▶ **PROMPT**:
Quote only the lines from the top of the listing below down to and including the line with "from matplotlib.ticker import".

-- START OF INFORMATION SUPPLIED --

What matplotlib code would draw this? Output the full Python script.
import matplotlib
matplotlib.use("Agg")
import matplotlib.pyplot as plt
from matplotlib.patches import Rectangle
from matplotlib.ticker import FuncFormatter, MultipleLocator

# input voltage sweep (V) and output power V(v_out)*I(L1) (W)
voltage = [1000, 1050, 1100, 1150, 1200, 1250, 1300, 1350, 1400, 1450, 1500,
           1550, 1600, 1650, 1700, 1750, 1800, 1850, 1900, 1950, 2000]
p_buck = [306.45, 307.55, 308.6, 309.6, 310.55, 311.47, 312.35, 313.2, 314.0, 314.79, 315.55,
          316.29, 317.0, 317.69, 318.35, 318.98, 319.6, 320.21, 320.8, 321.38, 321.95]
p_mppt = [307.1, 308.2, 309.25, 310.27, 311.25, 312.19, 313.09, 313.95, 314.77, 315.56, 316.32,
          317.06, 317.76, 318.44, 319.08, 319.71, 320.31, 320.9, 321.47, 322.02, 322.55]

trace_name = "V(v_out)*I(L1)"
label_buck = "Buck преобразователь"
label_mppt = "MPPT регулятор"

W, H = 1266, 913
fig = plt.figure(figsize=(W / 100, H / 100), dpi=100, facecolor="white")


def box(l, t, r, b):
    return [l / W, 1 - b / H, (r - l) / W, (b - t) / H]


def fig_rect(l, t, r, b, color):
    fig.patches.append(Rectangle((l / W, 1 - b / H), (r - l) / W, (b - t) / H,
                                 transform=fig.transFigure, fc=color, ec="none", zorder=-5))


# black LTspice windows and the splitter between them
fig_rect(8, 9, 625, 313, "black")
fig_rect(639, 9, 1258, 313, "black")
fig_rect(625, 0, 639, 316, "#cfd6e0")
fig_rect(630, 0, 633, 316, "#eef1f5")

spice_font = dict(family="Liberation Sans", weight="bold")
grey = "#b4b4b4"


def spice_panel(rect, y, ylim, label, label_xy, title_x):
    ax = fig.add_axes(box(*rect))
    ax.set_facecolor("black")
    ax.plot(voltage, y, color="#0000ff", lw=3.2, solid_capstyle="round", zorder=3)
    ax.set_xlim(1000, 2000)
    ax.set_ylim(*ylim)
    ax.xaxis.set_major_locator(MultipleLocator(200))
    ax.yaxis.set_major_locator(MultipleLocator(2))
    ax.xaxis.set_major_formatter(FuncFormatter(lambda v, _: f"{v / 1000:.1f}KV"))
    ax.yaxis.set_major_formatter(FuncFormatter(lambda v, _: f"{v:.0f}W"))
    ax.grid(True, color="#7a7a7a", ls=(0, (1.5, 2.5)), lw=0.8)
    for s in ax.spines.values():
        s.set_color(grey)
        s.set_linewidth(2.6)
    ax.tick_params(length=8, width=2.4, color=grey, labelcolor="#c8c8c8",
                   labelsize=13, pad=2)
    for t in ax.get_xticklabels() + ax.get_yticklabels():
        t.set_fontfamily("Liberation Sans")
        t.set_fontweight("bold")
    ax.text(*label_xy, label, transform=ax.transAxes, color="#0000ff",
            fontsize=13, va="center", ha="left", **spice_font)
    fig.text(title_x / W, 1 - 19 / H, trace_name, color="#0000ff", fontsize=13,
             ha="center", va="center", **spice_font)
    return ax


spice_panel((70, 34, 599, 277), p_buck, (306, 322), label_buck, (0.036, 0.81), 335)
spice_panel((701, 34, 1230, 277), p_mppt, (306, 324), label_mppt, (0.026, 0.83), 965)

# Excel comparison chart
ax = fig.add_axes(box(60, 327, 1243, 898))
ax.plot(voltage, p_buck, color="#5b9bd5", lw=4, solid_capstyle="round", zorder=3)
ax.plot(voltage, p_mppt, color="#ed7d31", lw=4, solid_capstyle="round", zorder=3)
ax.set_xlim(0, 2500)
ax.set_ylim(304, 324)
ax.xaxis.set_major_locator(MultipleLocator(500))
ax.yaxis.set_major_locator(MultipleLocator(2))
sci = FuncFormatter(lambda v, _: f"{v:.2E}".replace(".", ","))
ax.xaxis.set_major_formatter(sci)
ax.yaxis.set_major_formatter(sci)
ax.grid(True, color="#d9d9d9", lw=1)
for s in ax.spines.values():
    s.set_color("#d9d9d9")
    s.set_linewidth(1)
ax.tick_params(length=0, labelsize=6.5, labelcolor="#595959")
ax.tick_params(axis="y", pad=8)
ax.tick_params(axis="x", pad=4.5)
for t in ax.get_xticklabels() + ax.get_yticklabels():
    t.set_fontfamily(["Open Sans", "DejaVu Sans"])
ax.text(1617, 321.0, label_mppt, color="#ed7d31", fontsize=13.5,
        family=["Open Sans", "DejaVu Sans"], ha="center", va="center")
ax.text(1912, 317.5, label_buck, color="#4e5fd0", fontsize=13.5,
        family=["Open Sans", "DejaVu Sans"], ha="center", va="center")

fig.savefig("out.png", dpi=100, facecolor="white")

-- END OF INFORMATION SUPPLIED --

▶ **RESULT FOR THIS TASK**:
What matplotlib code would draw this? Output the full Python script.
import matplotlib
matplotlib.use("Agg")
import matplotlib.pyplot as plt
from matplotlib.patches import Rectangle
from matplotlib.ticker import FuncFormatter, MultipleLocator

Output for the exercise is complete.